It’s easy when we feel passionate about something, say a belief or a cause, to become so invested in upholding that cause that we feel like we have reached some sort of moral higher ground. I don’t think it’s intentional in most cases and I don’t think we want to become adversarial but that is what often happens. And our interactions can become adversarial vs engaging and educating.
That passion and fire for something we believe so strongly in can develop into frustration and in turn anger when we feel we aren’t being heard or that our cause is not being understood or we are facing some kind of opposition.
Being someone that has turned into somewhat of an activist myself, I have gone through the range of emotions and feel like my evolution is underway when it comes to what being an activist means for me and how I represent that, and how to support what I feel so strongly about and ultimately how I engage with others about things.
What I keep telling myself is to meet people where they are, and to remind myself that I am where I am as a result of a journey, that I didn’t start off understanding what I know today and I in fact partook in and unknowingly supported the practices that I now despise and work to put and end to.
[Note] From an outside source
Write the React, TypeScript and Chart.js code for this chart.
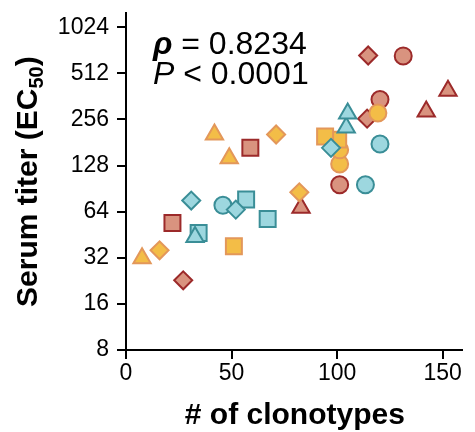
import React, { useEffect, useRef } from "react";
import { Chart, registerables } from "chart.js";

Chart.register(...registerables);

const yTicks = [8, 16, 32, 64, 128, 256, 512, 1024];
const xTicks = [0, 50, 100, 150];

const redX = [27.1, 22, 58.9, 82.9, 101.2, 114.2, 120.3, 142.2, 152.5, 131.3, 114.7];
const redY = [22.8, 54, 167, 68, 96, 259, 345, 288, 394, 665, 669];
const redShape = ["rectRot", "rect", "rect", "triangle", "circle", "rectRot", "circle", "triangle", "triangle", "circle", "rectRot"];

const orangeX = [7.6, 15.9, 51.1, 82.1, 71.1, 48.9, 41.9, 101.2, 101.2, 100.5, 94.3, 119.3];
const orangeY = [31.8, 35.8, 38, 85.6, 204, 143, 204, 131, 162, 189, 198, 282];
const orangeShape = ["triangle", "rectRot", "rect", "rectRot", "rectRot", "triangle", "triangle", "circle", "circle", "rect", "rect", "circle"];

const tealX = [34.4, 67.1, 56.9, 45.9, 113.4, 120.3, 30.9, 52, 97.1, 32.7, 104.3, 105];
const tealY = [46.4, 57.3, 76.8, 70.5, 96, 177, 75.6, 66, 167, 43.7, 227, 280];
const tealShape = ["rect", "rect", "rect", "circle", "circle", "circle", "rectRot", "rectRot", "rectRot", "triangle", "triangle", "triangle"];

const xTitle = "# of clonotypes";
const yTitleMain = "Serum titer (EC";
const yTitleSub = "50";
const yTitleEnd = ")";
const rhoLabel = "ρ";
const rhoValue = " = 0.8234";
const pLabel = "P";
const pValue = " < 0.0001";

const FONT = "'Liberation Sans', Arial, Helvetica, sans-serif";

const shapeRadius: Record<string, number> = { circle: 8.5, rect: 11.3, rectRot: 9, triangle: 10 };

function makeData(xs: number[], ys: number[]) {
  return xs.map((x, i) => ({ x, y: ys[i] }));
}

function makeDataset(xs: number[], ys: number[], shapes: string[], fill: string, border: string, order: number) {
  return {
    data: makeData(xs, ys),
    pointStyle: shapes,
    pointRadius: shapes.map((s) => shapeRadius[s]),
    pointHoverRadius: shapes.map((s) => shapeRadius[s]),
    backgroundColor: fill,
    borderColor: border,
    pointBorderWidth: 2,
    showLine: false,
    order,
  };
}

const textPlugin = {
  id: "customTexts",
  afterDraw(chart: any) {
    const ctx = chart.ctx as CanvasRenderingContext2D;
    const ca = chart.chartArea;
    ctx.save();
    ctx.fillStyle = "#000";
    ctx.textAlign = "left";
    ctx.textBaseline = "alphabetic";

    // annotation
    let x = 153;
    ctx.font = `italic bold 32px ${FONT}`;
    ctx.fillText(rhoLabel, x, 54);
    x += ctx.measureText(rhoLabel).width;
    ctx.font = `32px ${FONT}`;
    ctx.fillText(rhoValue, x, 54);

    x = 153;
    ctx.font = `italic 32px ${FONT}`;
    ctx.fillText(pLabel, x, 84);
    x += ctx.measureText(pLabel).width;
    ctx.font = `32px ${FONT}`;
    ctx.fillText(pValue, x, 84);

    // x title
    ctx.font = `bold 30px ${FONT}`;
    ctx.textAlign = "center";
    ctx.fillText(xTitle, (ca.left + ca.right) / 2 + 1, 424);

    // y title
    ctx.textAlign = "left";
    const mainFont = `bold 30px ${FONT}`;
    const subFont = `bold 20px ${FONT}`;
    ctx.font = mainFont;
    const w1 = ctx.measureText(yTitleMain).width;
    const w3 = ctx.measureText(yTitleEnd).width;
    ctx.font = subFont;
    const w2 = ctx.measureText(yTitleSub).width;
    const total = w1 + w2 + w3;
    ctx.translate(37, (ca.top + ca.bottom) / 2);
    ctx.rotate(-Math.PI / 2);
    let sx = -total / 2;
    ctx.font = mainFont;
    ctx.fillText(yTitleMain, sx, 0);
    sx += w1;
    ctx.font = subFont;
    ctx.fillText(yTitleSub, sx, 6);
    sx += w2;
    ctx.font = mainFont;
    ctx.fillText(yTitleEnd, sx, 0);
    ctx.restore();
  },
};

export default function App() {
  const canvasRef = useRef<HTMLCanvasElement | null>(null);

  useEffect(() => {
    const canvas = canvasRef.current;
    if (!canvas) return;
    const chart = new Chart(canvas, {
      type: "scatter",
      data: {
        datasets: [
          makeDataset(redX, redY, redShape, "#d9937f", "#9c2a2a", 3),
          makeDataset(orangeX, orangeY, orangeShape, "#f3bd47", "#e3975a", 2),
          makeDataset(tealX, tealY, tealShape, "#9dd7df", "#3a8e97", 1),
        ] as any,
      },
      options: {
        animation: false,
        responsive: true,
        maintainAspectRatio: false,
        layout: { padding: { top: 12, right: 2, left: 0, bottom: 0 } },
        plugins: {
          legend: { display: false },
          tooltip: { enabled: false },
          title: { display: false },
        },
        scales: {
          x: {
            type: "linear",
            min: 0,
            max: 159,
            afterBuildTicks: (scale: any) => {
              scale.ticks = xTicks.map((v) => ({ value: v }));
            },
            afterFit: (scale: any) => {
              scale.height = 82;
              scale.paddingLeft = 0;
              scale.paddingRight = 0;
            },
            grid: { drawOnChartArea: false, drawTicks: true, tickLength: 9, color: "#000", lineWidth: 2 },
            border: { display: true, color: "#000", width: 2 },
            ticks: {
              color: "#000",
              padding: 3,
              maxRotation: 0,
              font: { family: FONT, size: 23, lineHeight: 1 },
              callback: (v: any) => String(v),
            },
          },
          y: {
            type: "logarithmic",
            min: 8,
            max: 1262,
            afterBuildTicks: (scale: any) => {
              scale.ticks = yTicks.map((v) => ({ value: v }));
            },
            afterFit: (scale: any) => {
              scale.width = 126;
              scale.paddingTop = 0;
              scale.paddingBottom = 0;
            },
            grid: { drawOnChartArea: false, drawTicks: true, tickLength: 9, color: "#000", lineWidth: 2 },
            border: { display: true, color: "#000", width: 2 },
            ticks: {
              color: "#000",
              padding: 8,
              font: { family: FONT, size: 23, lineHeight: 1 },
              callback: (v: any) => String(v),
            },
          },
        },
      },
      plugins: [textPlugin],
    });
    return () => chart.destroy();
  }, []);

  return (
    <div style={{ position: "fixed", left: 0, top: 0, width: 475, height: 432, background: "#fff" }}>
      <canvas ref={canvasRef} />
    </div>
  );
}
No one wants to be initially confronted with judgement or accusations of wrong doing, that most often results in immediate defensiveness and in our culture, all out conflict. And instead of helping educate and broadening someone’s perspective, the opposite results and you basically solidify that person’s opposition or rejection of your cause/belief before they even had a chance to consider the options. In many cases, that person may have been open to a positive interaction and a new perspective on the topic had the approach come from a place of love and understanding.
This is what I see happening day in and day out on twitter. Activists of all sorts basically challenging and creating conflict where there was none. Taking things out of context and pitting themselves against people that actually had good intentions of trying to understand, engage and participate in peaceful progress. When this happens, the activists have hurt their own cause.
Our culture seems to breed a need for being adversarial. We are groomed to pit ourselves against one another on just about everything from politics to what we eat to race issues to what sports teams we side with. Always picking sides, always choosing to be against someone or something vs standing together and reaching out in understanding. Like my baseball team is better than yours I fucking hate you and your stupid team!!! How about we all love the game of baseball first? How about we start of by working to find common ground instead of the default being reacting to every single thing by finding how we can put someone on the “wrong” side.
I saw people posting negatively about Common’s comments on Jon Stewart where he basically said, instead of the approach being “your ancestors did this to my ancestors,” try reaching out a hand to the ones you wish would understand, engage them from a place of love and folks were upset about that, choosing to take a position and an approach of an adversary vs that of an engager. And I get it, there is a level of ignorance and injustice happening sometime that is beyond reason and understanding but if we choose to engage in that, to react to it, to get distracted by it, we lose focus and take energy and power away from driving the change that we want.
Another example is like a hardcore vegan hating on a new vegan for still wearing leather shoes. That approach does nothing to help that person further their understanding and their perspective, instead they will feel judged and defensive and not want to participate, instead of furthering the cause, someone gets pushed away from it.
To me, by continuing to pit ourselves against something, anything as our first approach, we end up being sheep to a system that wants us to be fighting amongst ourselves so that we can be distracted from what’s really going on and therefore not gather enough support and union to drive real change. I see it in so many different parts of our society, culture, etc.
There is something to be said for fighting the good fight, fighting for our rights, fighting for justice, fighting for better. But if we only know how to do this by fighting AGAINST something else vs fighting TOGETHER FOR something, we won’t make any progress.
Everyone is on a different journey, everyone’s eyes are opened to things and their perspectives grown in different ways. We can either be an agent for change or end up getting in the way of that which we desire. It is our choice, we can choose HOW we engage. Let’s start from a place of what unites us vs what divides us. Together is the only way we can drive real meaningful change.